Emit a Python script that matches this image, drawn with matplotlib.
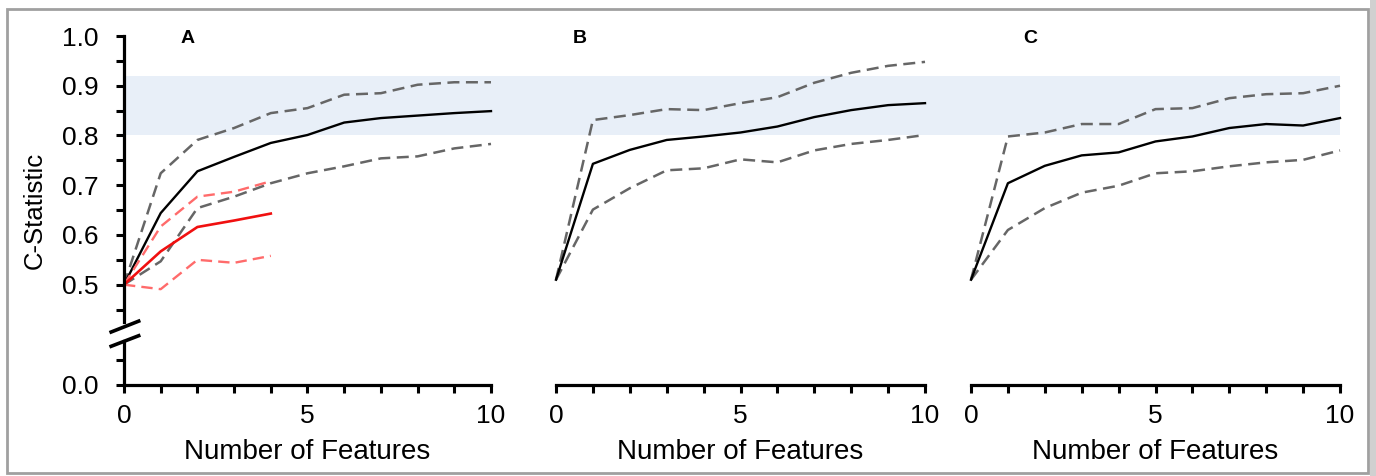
import numpy as np
import matplotlib
matplotlib.use('Agg')
import matplotlib.pyplot as plt
from matplotlib.patches import Rectangle
from matplotlib.transforms import blended_transform_factory

plt.rcParams['font.family'] = ['Liberation Sans', 'DejaVu Sans']

# x values (number of features)
features = np.arange(11)
features_red = np.arange(5)

# panel A
a_mean = [0.50, 0.644, 0.728, 0.757, 0.785, 0.801, 0.826, 0.835, 0.840, 0.845, 0.849]
a_upper = [0.50, 0.724, 0.791, 0.815, 0.845, 0.855, 0.882, 0.885, 0.902, 0.907, 0.907]
a_lower = [0.50, 0.547, 0.654, 0.677, 0.704, 0.724, 0.738, 0.754, 0.758, 0.774, 0.783]
a_red = [0.50, 0.567, 0.616, 0.629, 0.643]
a_red_upper = [0.50, 0.617, 0.677, 0.687, 0.708]
a_red_lower = [0.50, 0.491, 0.550, 0.544, 0.558]

# panel B
b_mean = [0.51, 0.743, 0.771, 0.791, 0.798, 0.806, 0.818, 0.837, 0.851, 0.861, 0.865]
b_upper = [0.51, 0.831, 0.841, 0.853, 0.851, 0.865, 0.877, 0.906, 0.926, 0.940, 0.948]
b_lower = [0.51, 0.651, 0.694, 0.730, 0.734, 0.752, 0.746, 0.770, 0.783, 0.791, 0.801]

# panel C
c_mean = [0.51, 0.704, 0.739, 0.760, 0.766, 0.788, 0.798, 0.815, 0.823, 0.820, 0.835]
c_upper = [0.51, 0.798, 0.806, 0.823, 0.823, 0.853, 0.855, 0.875, 0.883, 0.885, 0.900]
c_lower = [0.51, 0.610, 0.654, 0.685, 0.699, 0.724, 0.728, 0.738, 0.746, 0.751, 0.770]

panel_names = ['A', 'B', 'C']
band = (0.80, 0.92)

W, H = 1376, 476
fig = plt.figure(figsize=(W / 100, H / 100), dpi=100)

lefts = [124, 556, 971]
widths = [367, 369, 369]
top_y0, top_y1 = 322, 36      # pixel rows for upper axes
bot_y0, bot_y1 = 385, 341     # pixel rows for lower axes

gray = '#666666'
lw_sp = 2.3
fs = 19

tops, bots = [], []
for i in range(3):
    l = lefts[i] / W
    w = widths[i] / W
    axt = fig.add_axes([l, 1 - top_y0 / H, w, (top_y0 - top_y1) / H])
    axb = fig.add_axes([l, 1 - bot_y0 / H, w, (bot_y0 - bot_y1) / H])
    for ax in (axt, axb):
        ax.set_facecolor('none')
        ax.set_xlim(0, 10)
        for s in ax.spines.values():
            s.set_visible(False)
            s.set_linewidth(lw_sp)
    axt.set_ylim(0.425, 1.0)
    axb.set_ylim(0, 0.088)
    axt.set_xticks([])
    axb.spines['bottom'].set_visible(True)
    axb.set_xticks([0, 5, 10])
    axb.set_xticks(range(11), minor=True)
    axb.set_xticklabels(['0', '5', '10'], fontsize=fs)
    axb.tick_params(axis='x', which='both', direction='out', length=6, width=2.2, pad=8)
    axb.set_xlabel('Number of Features', fontsize=20)
    axb.xaxis.set_label_coords(0.5, -1.22)
    if i == 0:
        axt.spines['left'].set_visible(True)
        axb.spines['left'].set_visible(True)
        axt.set_yticks(np.arange(0.5, 1.01, 0.1))
        axt.set_yticks(np.arange(0.45, 1.0, 0.05), minor=True)
        axt.set_yticklabels(['%.1f' % v for v in np.arange(0.5, 1.01, 0.1)], fontsize=fs)
        axb.set_yticks([0.0])
        axb.set_yticks([0.05], minor=True)
        axb.set_yticklabels(['0.0'], fontsize=fs)
        for ax in (axt, axb):
            ax.tick_params(axis='y', which='both', direction='out', length=6, width=2.2, pad=12)
        axt.set_ylabel('C-Statistic', fontsize=18.5)
        axt.yaxis.set_label_coords(-0.21, 0.39)
    else:
        axt.set_yticks([])
        axb.set_yticks([])
    tops.append(axt)
    bots.append(axb)

# light blue reference band across all panels
trans = blended_transform_factory(fig.transFigure, tops[0].transData)
fig.patches.append(Rectangle((lefts[0] / W, band[0]), (1340 - lefts[0]) / W, band[1] - band[0],
                             transform=trans, facecolor='#E8EFF8', edgecolor='none', zorder=-1))

dash = (4.8, 2.6)
series = [(a_mean, a_upper, a_lower), (b_mean, b_upper, b_lower), (c_mean, c_upper, c_lower)]
for ax, (m, u, lo), name in zip(tops, series, panel_names):
    ax.plot(features, u, color=gray, lw=1.8, dashes=dash, clip_on=False)
    ax.plot(features, lo, color=gray, lw=1.8, dashes=dash, clip_on=False)
    ax.plot(features, m, color='black', lw=1.7, clip_on=False)
    ax.text({'A': 1.72, 'B': 0.65, 'C': 1.6}[name], 0.995, name, fontsize=14,
            fontweight='bold', ha='center', va='center')

ax = tops[0]
ax.plot(features_red, a_red_upper, color='#FF6B6B', lw=1.7, dashes=dash)
ax.plot(features_red, a_red_lower, color='#FF6B6B', lw=1.7, dashes=dash)
ax.plot(features_red, a_red, color='#F01010', lw=1.9)

# axis break marks
for ax, yc, dy in ((tops[0], -0.016, 0.019), (bots[0], 1.0, 0.12)):
    ax.plot([-0.035, 0.04], [yc - dy, yc + dy], transform=ax.transAxes,
            color='black', lw=2.6, clip_on=False)

# figure frame
fig.patches.append(Rectangle((1370 / W, 0), 6 / W, 1, transform=fig.transFigure,
                             facecolor='#d0d0d0', edgecolor='none', zorder=4))
fig.patches.append(Rectangle((7 / W, 3 / H), 1361 / W, 464 / H, transform=fig.transFigure,
                             fill=False, edgecolor='#a0a0a0', lw=2, zorder=5))

fig.savefig('out.png', dpi=100)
_____
## Instruction
Print out the lines exactly, skipping any picture.

## Exercise response
Emit a Python script that matches this image, drawn with matplotlib.
import numpy as np
import matplotlib
matplotlib.use('Agg')
import matplotlib.pyplot as plt
from matplotlib.patches import Rectangle
from matplotlib.transforms import blended_transform_factory

plt.rcParams['font.family'] = ['Liberation Sans', 'DejaVu Sans']

# x values (number of features)
features = np.arange(11)
features_red = np.arange(5)

# panel A
a_mean = [0.50, 0.644, 0.728, 0.757, 0.785, 0.801, 0.826, 0.835, 0.840, 0.845, 0.849]
a_upper = [0.50, 0.724, 0.791, 0.815, 0.845, 0.855, 0.882, 0.885, 0.902, 0.907, 0.907]
a_lower = [0.50, 0.547, 0.654, 0.677, 0.704, 0.724, 0.738, 0.754, 0.758, 0.774, 0.783]
a_red = [0.50, 0.567, 0.616, 0.629, 0.643]
a_red_upper = [0.50, 0.617, 0.677, 0.687, 0.708]
a_red_lower = [0.50, 0.491, 0.550, 0.544, 0.558]

# panel B
b_mean = [0.51, 0.743, 0.771, 0.791, 0.798, 0.806, 0.818, 0.837, 0.851, 0.861, 0.865]
b_upper = [0.51, 0.831, 0.841, 0.853, 0.851, 0.865, 0.877, 0.906, 0.926, 0.940, 0.948]
b_lower = [0.51, 0.651, 0.694, 0.730, 0.734, 0.752, 0.746, 0.770, 0.783, 0.791, 0.801]

# panel C
c_mean = [0.51, 0.704, 0.739, 0.760, 0.766, 0.788, 0.798, 0.815, 0.823, 0.820, 0.835]
c_upper = [0.51, 0.798, 0.806, 0.823, 0.823, 0.853, 0.855, 0.875, 0.883, 0.885, 0.900]
c_lower = [0.51, 0.610, 0.654, 0.685, 0.699, 0.724, 0.728, 0.738, 0.746, 0.751, 0.770]

panel_names = ['A', 'B', 'C']
band = (0.80, 0.92)

W, H = 1376, 476
fig = plt.figure(figsize=(W / 100, H / 100), dpi=100)

lefts = [124, 556, 971]
widths = [367, 369, 369]
top_y0, top_y1 = 322, 36      # pixel rows for upper axes
bot_y0, bot_y1 = 385, 341     # pixel rows for lower axes

gray = '#666666'
lw_sp = 2.3
fs = 19

tops, bots = [], []
for i in range(3):
    l = lefts[i] / W
    w = widths[i] / W
    axt = fig.add_axes([l, 1 - top_y0 / H, w, (top_y0 - top_y1) / H])
    axb = fig.add_axes([l, 1 - bot_y0 / H, w, (bot_y0 - bot_y1) / H])
    for ax in (axt, axb):
        ax.set_facecolor('none')
        ax.set_xlim(0, 10)
        for s in ax.spines.values():
            s.set_visible(False)
            s.set_linewidth(lw_sp)
    axt.set_ylim(0.425, 1.0)
    axb.set_ylim(0, 0.088)
    axt.set_xticks([])
    axb.spines['bottom'].set_visible(True)
    axb.set_xticks([0, 5, 10])
    axb.set_xticks(range(11), minor=True)
    axb.set_xticklabels(['0', '5', '10'], fontsize=fs)
    axb.tick_params(axis='x', which='both', direction='out', length=6, width=2.2, pad=8)
    axb.set_xlabel('Number of Features', fontsize=20)
    axb.xaxis.set_label_coords(0.5, -1.22)
    if i == 0:
        axt.spines['left'].set_visible(True)
        axb.spines['left'].set_visible(True)
        axt.set_yticks(np.arange(0.5, 1.01, 0.1))
        axt.set_yticks(np.arange(0.45, 1.0, 0.05), minor=True)
        axt.set_yticklabels(['%.1f' % v for v in np.arange(0.5, 1.01, 0.1)], fontsize=fs)
        axb.set_yticks([0.0])
        axb.set_yticks([0.05], minor=True)
        axb.set_yticklabels(['0.0'], fontsize=fs)
        for ax in (axt, axb):
            ax.tick_params(axis='y', which='both', direction='out', length=6, width=2.2, pad=12)
        axt.set_ylabel('C-Statistic', fontsize=18.5)
        axt.yaxis.set_label_coords(-0.21, 0.39)
    else:
        axt.set_yticks([])
        axb.set_yticks([])
    tops.append(axt)
    bots.append(axb)

# light blue reference band across all panels
trans = blended_transform_factory(fig.transFigure, tops[0].transData)
fig.patches.append(Rectangle((lefts[0] / W, band[0]), (1340 - lefts[0]) / W, band[1] - band[0],
                             transform=trans, facecolor='#E8EFF8', edgecolor='none', zorder=-1))

dash = (4.8, 2.6)
series = [(a_mean, a_upper, a_lower), (b_mean, b_upper, b_lower), (c_mean, c_upper, c_lower)]
for ax, (m, u, lo), name in zip(tops, series, panel_names):
    ax.plot(features, u, color=gray, lw=1.8, dashes=dash, clip_on=False)
    ax.plot(features, lo, color=gray, lw=1.8, dashes=dash, clip_on=False)
    ax.plot(features, m, color='black', lw=1.7, clip_on=False)
    ax.text({'A': 1.72, 'B': 0.65, 'C': 1.6}[name], 0.995, name, fontsize=14,
            fontweight='bold', ha='center', va='center')

ax = tops[0]
ax.plot(features_red, a_red_upper, color='#FF6B6B', lw=1.7, dashes=dash)
ax.plot(features_red, a_red_lower, color='#FF6B6B', lw=1.7, dashes=dash)
ax.plot(features_red, a_red, color='#F01010', lw=1.9)

# axis break marks
for ax, yc, dy in ((tops[0], -0.016, 0.019), (bots[0], 1.0, 0.12)):
    ax.plot([-0.035, 0.04], [yc - dy, yc + dy], transform=ax.transAxes,
            color='black', lw=2.6, clip_on=False)

# figure frame
fig.patches.append(Rectangle((1370 / W, 0), 6 / W, 1, transform=fig.transFigure,
                             facecolor='#d0d0d0', edgecolor='none', zorder=4))
fig.patches.append(Rectangle((7 / W, 3 / H), 1361 / W, 464 / H, transform=fig.transFigure,
                             fill=False, edgecolor='#a0a0a0', lw=2, zorder=5))

fig.savefig('out.png', dpi=100)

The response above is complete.